The Problem with Cloud Data Warehouse Costs
As cloud data warehouses, like Snowflake, continue to grow in popularity, so too does the burden of managing and controlling their associated costs. For many organizations, the high compute expenses tied to querying data—particularly ad-hoc queries—have become a major pain point. Unpredictable user queries often lead to cost overruns, with inefficient or large queries consuming significant virtual warehouse compute resources. These issues highlight the urgent need for more efficient, cost-effective ways of accessing and manipulating data in cloud environments.
The Challenge for Data Professionals
Data professionals—whether data analysts or engineers—routinely work with data that isn’t stored in traditional databases or data warehouses. In many cases, data resides in files or is stored on object storage platforms like Amazon S3. As data matures and becomes formalized, it eventually finds its way into the data warehouse, but until then, professionals need efficient tools to work with this often-transient data. Traditional databases provide robust query capabilities, but working with files in local machines or cloud storage often requires separate tools, adding complexity and inefficiency to the workflow.
This complexity creates a high operational cost for organizations. From software licensing and cloud compute costs to the time and energy spent context-switching between tools, the distributed nature of data management inflates both direct and indirect expenses.

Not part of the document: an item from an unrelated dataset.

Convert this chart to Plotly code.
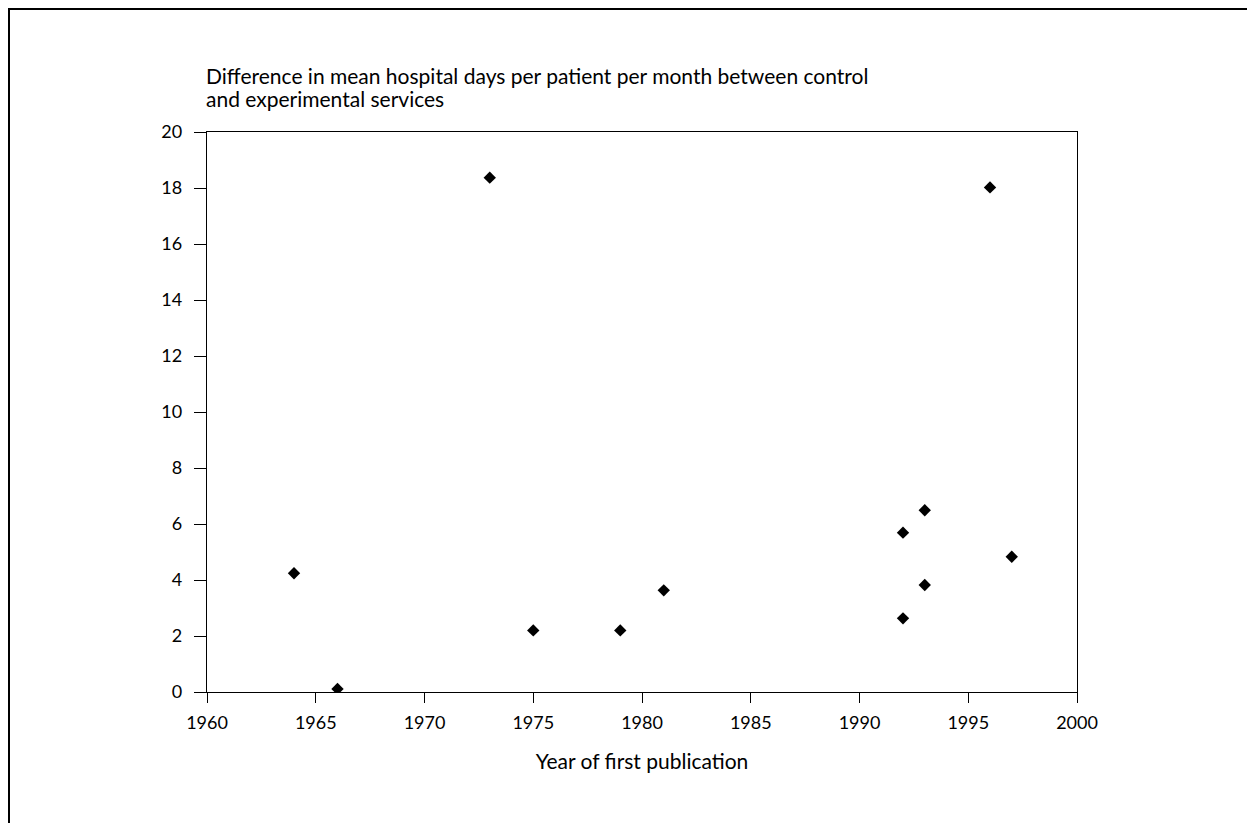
import plotly.graph_objects as go

years = [1964, 1966, 1973, 1975, 1979, 1981, 1992, 1992, 1993, 1993, 1996, 1997]
diff_days = [4.24, 0.11, 18.37, 2.2, 2.2, 3.63, 5.69, 2.63, 6.49, 3.82, 18.02, 4.83]

x_ticks = [1960, 1965, 1970, 1975, 1980, 1985, 1990, 1995, 2000]
y_ticks = [0, 2, 4, 6, 8, 10, 12, 14, 16, 18, 20]

y_title_lines = [
    "Difference in mean hospital days per patient per month between control",
    "and experimental services",
]
x_title = "Year of first publication"

FONT = "Lato, 'Open Sans', sans-serif"
W, H = 1255, 823
ML, MR, MT, MB = 199, 186, 124, 139
PW, PH = W - ML - MR, H - MT - MB

fig = go.Figure()
fig.add_trace(go.Scatter(
    x=years, y=diff_days, mode="markers",
    marker=dict(symbol="diamond", size=9.5, color="black", line=dict(width=0)),
    showlegend=False, hoverinfo="x+y",
))

annotations = []
for i, line in enumerate(y_title_lines):
    annotations.append(dict(
        text=line, xref="paper", yref="paper", x=0, y=1,
        xanchor="left", yanchor="middle", align="left", showarrow=False,
        font=dict(size=21), xshift=-3, yshift=57 - 23 * i,
    ))

fig.update_layout(
    width=W, height=H,
    margin=dict(l=ML, r=MR, t=MT, b=MB),
    paper_bgcolor="white", plot_bgcolor="white",
    font=dict(family=FONT, size=18, color="black"),
    xaxis=dict(
        range=[1960, 2000], tickvals=x_ticks, ticktext=[str(v) for v in x_ticks],
        showgrid=False, zeroline=False, showline=True, linecolor="black", linewidth=1.3,
        mirror=True, ticks="outside", ticklen=10, tickwidth=1.3, tickcolor="black",
        ticklabelstandoff=4,
        title=dict(text=x_title, standoff=22, font=dict(size=21)),
    ),
    yaxis=dict(
        range=[0, 20], tickvals=y_ticks, ticktext=[str(v) for v in y_ticks],
        showgrid=False, zeroline=False, showline=True, linecolor="black", linewidth=1.3,
        mirror=True, ticks="outside", ticklen=12, tickwidth=1.3, tickcolor="black",
        ticklabelstandoff=8,
    ),
    annotations=annotations,
    shapes=[dict(
        type="rect", xref="paper", yref="paper",
        x0=(1 - ML) / PW, x1=(1246 - ML) / PW,
        y0=-(MB + 20) / PH, y1=1 + (MT - 1) / PH,
        line=dict(color="black", width=2), fillcolor="rgba(0,0,0,0)", layer="below",
    )],
)

fig.write_html("out.html")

A Solution Approach for Complexity and Cost
These challenges require a solution designed to address the dual problems of unpredictable compute costs and scattered data sources. Data professionals need to work with data wherever it lives—whether it’s in traditional databases or floating around in file formats like CSV, JSON, or Parquet. To control compute costs, they need to offload work from cloud data platforms like Snowflake and execute queries using their client machines when that makes sense. However, a solution must also provide single environment in which a data professional can seamlessly interact with a variety of distributed data formats and assign workloads to local or cloud processing as needed.
Empowering Data Analysts and Engineers
While this approach would serve a diverse audience, two key roles would benefit the most:
Data Analysts: Analysts often need access to data from a variety of sources—files, object stores, or databases—to run reports, generate insights, and build models. However, when data isn’t yet in the warehouse, it can be difficult and costly to work with. They need to interact directly with files, offering a unified interface for querying and analyzing data without needing multiple tools or expensive compute resources.
Data Engineers: Engineers are responsible for maintaining and transforming data pipelines, which often requires them to work with raw data in different formats before it is formalized in a warehouse. Data engineers can save time and reduce cloud costs by querying and transforming data without triggering expensive warehouse compute operations.
Introducing Coginiti Hybrid Query
Recognizing these challenges, Coginiti developed Hybrid Query. It provides a unified solution that allows data professionals to query, manipulate, and transform data wherever it resides—whether in cloud object storage, on local machines, or within a cloud data warehouse. Hybrid Query’s highly performant analytics query engine runs within each client session. It allows users to run SQL queries against files located on their local machines or in cloud object storage, bypassing traditional database infrastructure entirely. As a result, users can filter, sort, aggregate, and pivot their data with minimal performance overhead and zero cloud compute costs.
A Practical Use Case: Save 20% on Snowflake Costs
For many Snowflake customers, runaway queries can result in unexpected and substantial bills. Data ingestion costs are generally predictable, but ad-hoc queries or inefficient SQL statements can easily lead to multi-thousand-dollar charges. Hybrid Query offers a practical solution by allowing users to run SQL queries on Iceberg tables without consuming Snowflake compute credits. By offloading the compute workload to the client’s machine, businesses can potentially reduce their Snowflake compute costs by over 20%.
Conclusion: The Cloud Data Warehouse of the Future
The rise of distributed data is not a passing challenge—it’s the reality of modern enterprise data management. As organizations continue to grapple with data spread across local storage, cloud environments, and multiple warehouses, solutions like Coginiti Hybrid Query offer a much-needed alternative to the fragmented tools traditionally used. By providing a single, unified interface companies can empower their data professionals with flexibility and control over where and how data is queried. The result is reduced costs, and improved performance harnessing the value of their data assets.